**Problem details**
Copy everything in the listing below word for word, apart from any images.

**Records**
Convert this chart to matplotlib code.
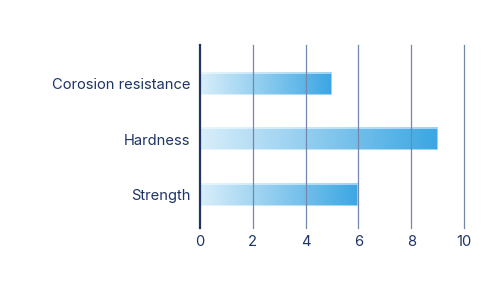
import numpy as np
import matplotlib
matplotlib.use("Agg")
import matplotlib.pyplot as plt
from matplotlib.colors import LinearSegmentedColormap

categories = ["Strength", "Hardness", "Corosion resistance"]
values = [6, 9, 5]
xticks = [0, 2, 4, 6, 8, 10]

plt.rcParams['font.family'] = ['Inter', 'DejaVu Sans']
navy = '#1e3466'

fig = plt.figure(figsize=(4.83, 2.85), dpi=100)
ax = fig.add_axes([200/483, 1-228/285, 264/483, 183/285])
ax.set_xlim(0, 10)
ax.set_ylim(-0.6, 2.7)

cmap = LinearSegmentedColormap.from_list('g', ['#d9eefa', '#3ba6e3'])
grad = np.linspace(0, 1, 256).reshape(1, -1)
h = 0.4
for i, v in enumerate(values):
    ax.imshow(grad, cmap=cmap, aspect='auto', extent=[0, v, i - h/2, i + h/2],
              zorder=1, interpolation='bilinear')
    ax.barh(i, v, height=h, color='none', edgecolor=(1, 1, 1, 0.6), linewidth=1.2, zorder=2)

ax.set_xlim(0, 10)
ax.set_ylim(-0.6, 2.7)
for x in xticks[1:]:
    ax.axvline(x, color='#7486ab', linewidth=0.9, zorder=3, clip_on=False)
ax.axvline(0, color=navy, linewidth=1.6, zorder=4, clip_on=False)

ax.set_yticks(range(len(categories)))
ax.set_yticklabels(categories)
ax.set_xticks(xticks)
ax.set_xticklabels([str(t) for t in xticks])
ax.tick_params(axis='both', length=0, labelsize=10.6, labelcolor=navy)
ax.tick_params(axis='y', pad=7)
ax.tick_params(axis='x', pad=5)
for s in ax.spines.values():
    s.set_visible(False)

fig.savefig('out.png', dpi=100)
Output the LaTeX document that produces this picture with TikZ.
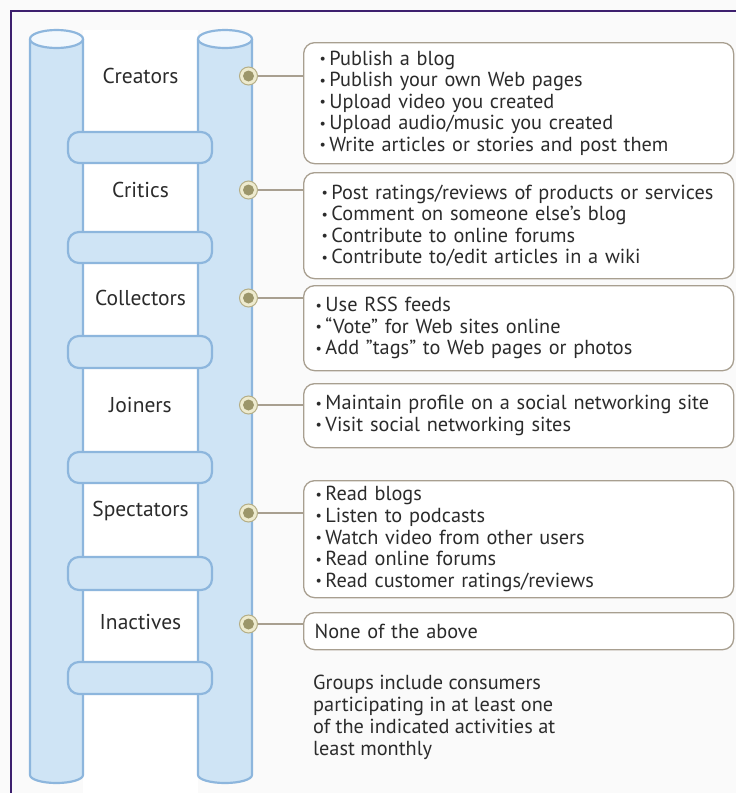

**Answer for the task**
Convert this chart to matplotlib code.
import numpy as np
import matplotlib
matplotlib.use("Agg")
import matplotlib.pyplot as plt
from matplotlib.colors import LinearSegmentedColormap

categories = ["Strength", "Hardness", "Corosion resistance"]
values = [6, 9, 5]
xticks = [0, 2, 4, 6, 8, 10]

plt.rcParams['font.family'] = ['Inter', 'DejaVu Sans']
navy = '#1e3466'

fig = plt.figure(figsize=(4.83, 2.85), dpi=100)
ax = fig.add_axes([200/483, 1-228/285, 264/483, 183/285])
ax.set_xlim(0, 10)
ax.set_ylim(-0.6, 2.7)

cmap = LinearSegmentedColormap.from_list('g', ['#d9eefa', '#3ba6e3'])
grad = np.linspace(0, 1, 256).reshape(1, -1)
h = 0.4
for i, v in enumerate(values):
    ax.imshow(grad, cmap=cmap, aspect='auto', extent=[0, v, i - h/2, i + h/2],
              zorder=1, interpolation='bilinear')
    ax.barh(i, v, height=h, color='none', edgecolor=(1, 1, 1, 0.6), linewidth=1.2, zorder=2)

ax.set_xlim(0, 10)
ax.set_ylim(-0.6, 2.7)
for x in xticks[1:]:
    ax.axvline(x, color='#7486ab', linewidth=0.9, zorder=3, clip_on=False)
ax.axvline(0, color=navy, linewidth=1.6, zorder=4, clip_on=False)

ax.set_yticks(range(len(categories)))
ax.set_yticklabels(categories)
ax.set_xticks(xticks)
ax.set_xticklabels([str(t) for t in xticks])
ax.tick_params(axis='both', length=0, labelsize=10.6, labelcolor=navy)
ax.tick_params(axis='y', pad=7)
ax.tick_params(axis='x', pad=5)
for s in ax.spines.values():
    s.set_visible(False)

fig.savefig('out.png', dpi=100)
Output the LaTeX document that produces this picture with TikZ.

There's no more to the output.